I have to make a cup of coffee, the coffee will take away my drowsiness. I went to the kitchen, I unscrewed the moka, I filled it with black powder, I screwed the top back on. Pay attention, I said to myself: attention even to how you breathe. When I was about to light the gas, I was afraid: what if I didn’t turn it off afterward? That moment put in chronological order all the actions I had performed to prepare the moka, actions that until that moment had been sloppy, disorderly, not in sequence. I suspected that I hadn’t put water in the bottom. You don’t know how to be in the world, you can’t be trusted. I unscrewed the top part, but I got my fingers wet, the water was there. Of course it was there, everything had been done as it was supposed to be done. I realized instead that I had filled the moka not with coffee but with a black dust that perhaps was tea. I was discouraged, I didn’t have time to remedy it, I couldn’t find the energy. I heard a rustling and saw that the woman of Piazza Mazzini was sweeping the kitchen with great concentration. She stopped a moment, she showed me her ring finger, she didn’t have a wedding ring.
“The worst is taking it off,” she said. “Mine wouldn’t slide off, I had to have it cut. If I had known that I would get so withered I would have waited. It would have fallen off my finger, look what ugly hands I’ve got, the life went out of my fingers.”
I realized that I didn’t have a ring, either, I clenched my fingers into a fist to feel their strength. The woman smiled at me, she murmured:
“You’ll see, if someone sweeps the broom over your feet you’ll no longer be married. And if you’re no longer married, see what happens.”
As if to give me a demonstration, she began to sweep her feet insistently. I felt disgusted because that action was crushing them.

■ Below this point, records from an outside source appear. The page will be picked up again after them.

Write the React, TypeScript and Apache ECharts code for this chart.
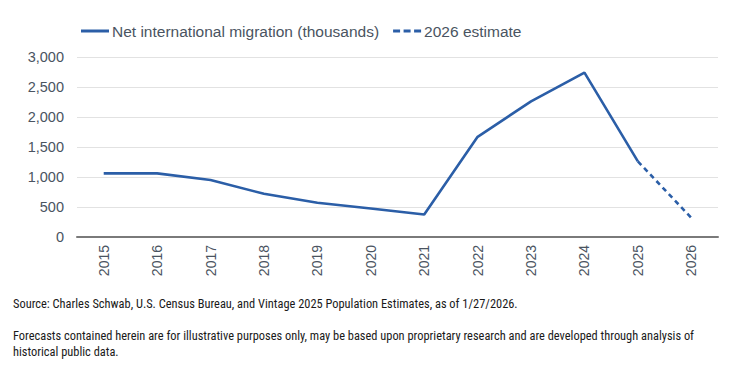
import React, { useEffect, useRef } from "react";
import * as echarts from "echarts";

const years = ["2015", "2016", "2017", "2018", "2019", "2020", "2021", "2022", "2023", "2024", "2025", "2026"];
const migration = [1060, 1060, 950, 720, 570, 475, 376, 1670, 2260, 2740, 1260, null];
const estimate = [null, null, null, null, null, null, null, null, null, null, 1260, 320];
const yTicks = { min: 0, max: 3000, interval: 500 };

const sourceNote = "Source: Charles Schwab, U.S. Census Bureau, and Vintage 2025 Population Estimates, as of 1/27/2026.";
const forecastNote1 = "Forecasts contained herein are for illustrative purposes only, may be based upon proprietary research and are developed through analysis of";
const forecastNote2 = "historical public data.";

const LINE = "#2b5ea7";
const TEXT = "#4a5461";

// Legend icons: a solid bar and a three-dash bar, drawn as paths
const SOLID_ICON = "path://M0,0H28V3H0Z";
const DASH_ICON = "path://M0,0H7V3H0Z M10.5,0H17.5V3H10.5Z M21,0H28V3H21Z";

export default function App() {
  const ref = useRef<HTMLDivElement>(null);

  useEffect(() => {
    if (!ref.current) return;
    const chart = echarts.init(ref.current, null, { renderer: "svg" });
    const noteStyle = {
      fill: "#1a1a1a",
      fontSize: 12.4,
      fontFamily: "'Liberation Sans Narrow', 'Roboto Condensed', Roboto, sans-serif",
    };
    chart.setOption({
      animation: false,
      backgroundColor: "#ffffff",
      textStyle: { fontFamily: "'Liberation Sans', Arial, sans-serif" },
      grid: { left: 77, right: 19, top: 57, bottom: 149, containLabel: false },
      legend: {
        left: 76,
        top: 18,
        itemWidth: 28,
        itemHeight: 3,
        itemGap: 14,
        textStyle: { color: TEXT, fontSize: 15.5, padding: [0, 0, 0, -2] },
        data: [
          { name: "Net international migration (thousands)", icon: SOLID_ICON, itemStyle: { color: LINE } },
          { name: "2026 estimate", icon: DASH_ICON, itemStyle: { color: LINE } },
        ],
      },
      xAxis: {
        type: "category",
        data: years,
        boundaryGap: true,
        axisLine: { lineStyle: { color: "#7a7a7a", width: 2 } },
        axisTick: { show: false },
        axisLabel: { rotate: 90, color: TEXT, fontSize: 14, margin: 8 },
      },
      yAxis: {
        type: "value",
        min: yTicks.min,
        max: yTicks.max,
        interval: yTicks.interval,
        axisLine: { show: false },
        axisTick: { show: false },
        splitLine: { lineStyle: { color: "#e2e2e2", width: 1 } },
        axisLabel: {
          color: TEXT,
          fontSize: 14.5,
          margin: 13,
          formatter: (v: number) => v.toLocaleString("en-US"),
        },
      },
      series: [
        {
          name: "Net international migration (thousands)",
          type: "line",
          data: migration,
          symbol: "none",
          lineStyle: { color: LINE, width: 2.6 },
          itemStyle: { color: LINE },
        },
        {
          name: "2026 estimate",
          type: "line",
          data: estimate,
          symbol: "none",
          lineStyle: { color: LINE, width: 2.6, type: [5, 4] },
          itemStyle: { color: LINE },
        },
      ],
      graphic: [
        { type: "text", left: 13, top: 297, style: { ...noteStyle, text: sourceNote } },
        { type: "text", left: 13, top: 329, style: { ...noteStyle, text: forecastNote1 } },
        { type: "text", left: 13, top: 345, style: { ...noteStyle, text: forecastNote2 } },
      ],
    });
    return () => chart.dispose();
  }, []);

  return (
    <div
      ref={ref}
      style={{ position: "fixed", left: 0, top: 0, width: 737, height: 386, background: "#fff" }}
    />
  );
}
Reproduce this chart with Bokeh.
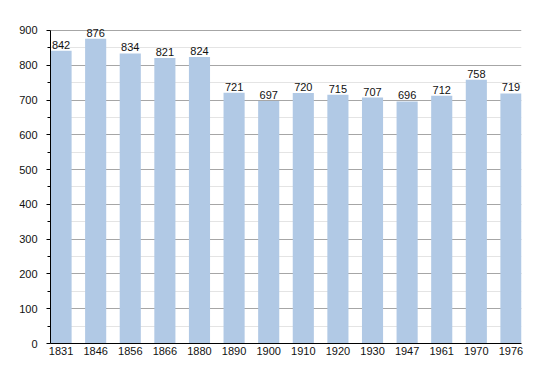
from bokeh.plotting import figure
from bokeh.models import ColumnDataSource, FixedTicker, Range1d, LabelSet
from bokeh.core.properties import value
from bokeh.embed import file_html
from bokeh.resources import INLINE

years = ["1831", "1846", "1856", "1866", "1880", "1890", "1900", "1910",
         "1920", "1930", "1947", "1961", "1970", "1976"]
population = [842, 876, 834, 821, 824, 721, 697, 720, 715, 707, 696, 712, 758, 719]
y_ticks = [0, 100, 200, 300, 400, 500, 600, 700, 800, 900]

idx = list(range(len(years)))
src = ColumnDataSource(dict(x=idx, y=population, lab=[str(v) for v in population]))

BW = 0.61
p = figure(width=550, height=373, output_backend="svg", toolbar_location=None,
           x_range=Range1d(-BW / 2, len(years) - 1 + BW / 2), y_range=Range1d(0, 920),
           min_border_left=50, min_border_right=29, min_border_top=23, min_border_bottom=30)
p.outline_line_color = None
p.background_fill_color = "white"

p.vbar(x="x", top="y", width=BW, source=src, fill_color="#b1c9e5", line_color=None)

labels = LabelSet(x="x", y="y", text="lab", source=src, text_align="center",
                  text_baseline="bottom", y_offset=2, text_font=value("Liberation Sans"),
                  text_font_size="11px", text_color="#111111")
p.add_layout(labels)

# y axis
p.yaxis.ticker = FixedTicker(ticks=y_ticks, minor_ticks=[50 + 100 * i for i in range(9)])
p.yaxis.bounds = (0, 900)
p.yaxis.axis_line_color = "black"
p.yaxis.major_tick_in = 0
p.yaxis.major_tick_out = 4
p.yaxis.minor_tick_in = 0
p.yaxis.minor_tick_out = 3
p.yaxis.major_label_text_font = "Liberation Sans"
p.yaxis.major_label_text_font_size = "11px"
p.yaxis.major_label_text_color = "#111111"
p.yaxis.major_label_standoff = 9

# x axis
p.xaxis.ticker = FixedTicker(ticks=idx)
p.xaxis.major_label_overrides = {i: y for i, y in enumerate(years)}
p.xaxis.axis_line_color = "black"
p.xaxis.major_tick_in = 0
p.xaxis.major_tick_out = 0
p.xaxis.minor_tick_out = 0
p.xaxis.major_label_text_font = "Liberation Sans"
p.xaxis.major_label_text_font_size = "11px"
p.xaxis.major_label_text_color = "#111111"
p.xaxis.major_label_standoff = 3

# grids
p.xgrid.grid_line_color = None
p.ygrid.grid_line_color = "#a6a6a6"
p.ygrid.minor_grid_line_color = "#e4e4e4"
p.ygrid.level = "underlay"

open("out.html", "w").write(file_html(p, INLINE))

Her feet were of a friable material that under the sweeps of the broom was flaking into bloody scales.
I cried: Ilaria.
Relations between Ilaria and Olga aren’t good; they resemble those between Delia and Amalia. But, unlike Amalia, Olga, the woman of today, completes a journey that allows her to accept Ilaria’s hostile love as a vital feeling, which can be used against the fascination with death tha
t comes from the past, from the poverella. Together—mother and daughter—they will declare a right to the life outside, outside the model of broken women.
Now perhaps I can get to the heart of your question. The passage I’ve cited here—and others, not dissimilar, which I will spare you—went more or less explicitly in the direction you indicated. The poverella of Naples was, in the early versions of the story, loaded with symbols, a sort of synthesis of the abandoned woman, from Ariadne on. The wedding ring that has to be cut off the ring finger, the loss of vital energy, the broom as a condition of domestic slavery and as a sexual allusion, the anguish of not being married or remarried or of no longer finding men, the reduction to frantumaglia: Olga sees in that ghost all the female anguish of the patriarchal epoch and recognizes it in herself. But I didn’t like that. I eliminated all of it, except the Virgilian allusion to Capo Miseno. I eliminated it because it didn’t seem to me the right narrative path, I was afraid that there was a break between the before—archaic models and myths, precisely—and the after, Olga the new woman, and that Olga would seem to be an expression of the progressive fates of the female gender. I decided instead to deepen the confusion of time, as in Troubling Love, where what was Amalia is never different from what is Delia, and so only at the end can Delia state as a goal, as the high point of her own vital expansion, the positive result of her whole journey: Amalia had been, I was Amalia. I wanted the past not to be overcome but to be redeemed, precisely as a storehouse of sufferings, of rejected ways of being.
Here, for a better understanding, we should speak of how suffering modifies the image of time. The eruption of suffering cancels out linear time, breaks it, makes it into whirling squiggles. The night of time crouches at the edges of the dawn of today and tomorrow. Suffering casts us down among our single-celled ancestors, among the quarrelsome or terrorized muttering in the caves, among the female divinities expelled into the darkness of the earth, even as we keep ourselves anchored—let’s say—to the computer we’re writing on. Strong feelings are like that: they explode chronology. An emotion is a somersault, a tumble, a dizzying pirouette. When suffering hits Delia and Olga, the past stops being past and the future stops being future, the order of before and after ceases. Even writing about it has that movement of confusion. The “I” calmly tells a story, creates clear accounts, makes events go slowly. But when the wave of a feeling arrives the writing arches, becomes excited, spins around breathlessly absorbing everything, putting into circulation memories, desires. Delia and Olga have to gradually calm down so that their narrating “I” can return to the slow course of the story. The return is of brief duration. The pace that puts events in order is only the moment of gathering energy before a new tornado. This is an image that is useful to me: it allows me to think of a period of suffering that hits us advancing like a whirlwind; but also of a writing about emotions that has the sonority of breath, a wind from the lungs that, producing music, swirls the debris of different epochs and finally, whirling, passes.